Who in their right mind wants that?

In 1997 and 2001, I voted “New Labour” because Tony Blair and his team were smart enough to know that the well-off are a primarily altruistic bunch and, if you treat them with respect, they will stick around and help fund better prospects for those in need.
But Corbyn’s contempt-filled, hard-left rhetoric around “the rich” is just one of the many signs that he’s economically illiterate.

Rather than acknowledge the punishing hours, sacrifice and risk it takes to build up a successful business, he talks about self-made millionaires/billionaires as if it all just landed in their lap and should be grabbed from them with immediate effect.

In yesterday’s Sun, even Labour peer Lord Sugar urged voters to back Boris, saying: “Jeremy Corbyn has turned Labour into a negative anti-business party that is clueless on how the economy works.”

If you need further persuasion, go online and listen to Phones4u founder John Caudwell taking on Shadow Chancellor John McDonnell over Labour’s proposed policy to tax “the rich” until they squeak.

Mr Caudwell, who started his working life as an apprentice at the Michelin tyre factory, pointed out that he’s paid over £300million in taxes and was happy to have done so as a contribution to society.

He added that, on top of that, he spends at least 60 or 70 per cent of his time on charitable purposes.


But he told Mr McDonnell: “Why would I stay in a political environment that’s unfriendly and not encouraging entrepreneurship?

“What you are doing as a Labour Party is destroying confidence and if you destroy confidence, nearly every wealthy person I know is thinking of leaving the UK, including me, if Labour get in.”

Which would leave the state coffers far emptier and those less fortunate even farther up s**t creek than they already are after three-and-a-half years of parliamentary paralysis.

Boris is far more liberal than he’s currently letting on and will undoubtedly focus not just on the much-needed NHS reform, but also our critically underfunded social care system. Quite right, too.

It has been starved of funds for too long and this failing lies at the root of serious issues such as the mental health crisis, homelessness, county-line gangs and lack of proper care for the elderly or infirm.
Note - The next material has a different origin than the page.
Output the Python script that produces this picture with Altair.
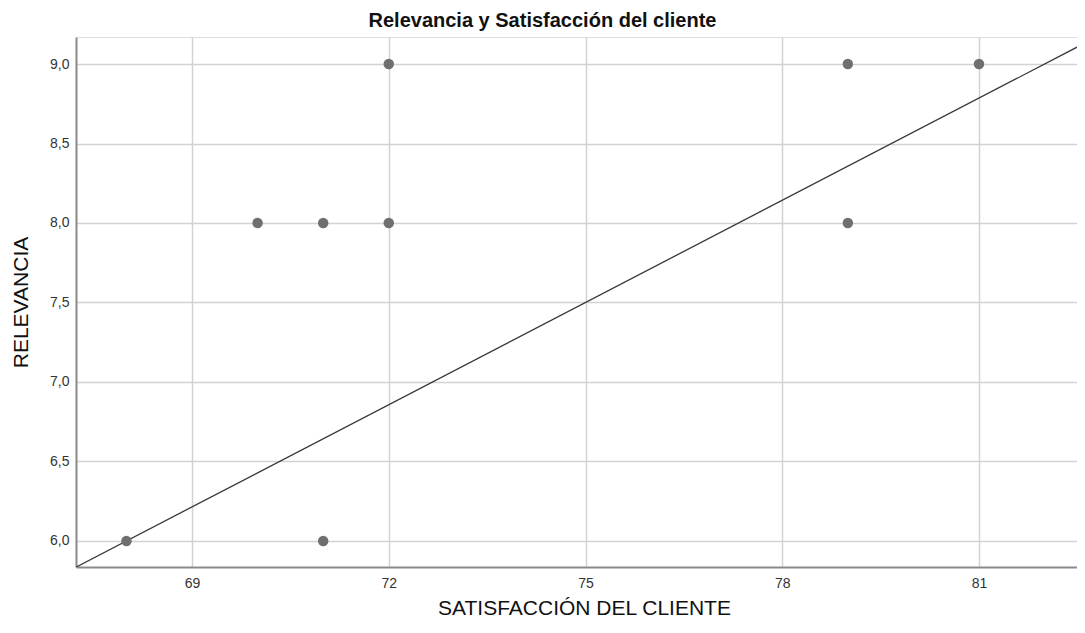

As Mahatma Gandhi once said: “A nation’s greatness is measured by how it treats its weakest members.”

But Boris knows that driving big business away, with punitive taxes and anti-wealth rhetoric, is not the way to do it.

He needs them on side.

So, your mission tomorrow, should you choose to accept it, is to go to your local polling station and put a cross in the box marked Conservative.

This election isn’t about long-held political affiliations — it’s about giving Boris Johnson the majority he needs to finally deliver Brexit and take us forward.

It’s about the future of Great Britain. Your country needs you.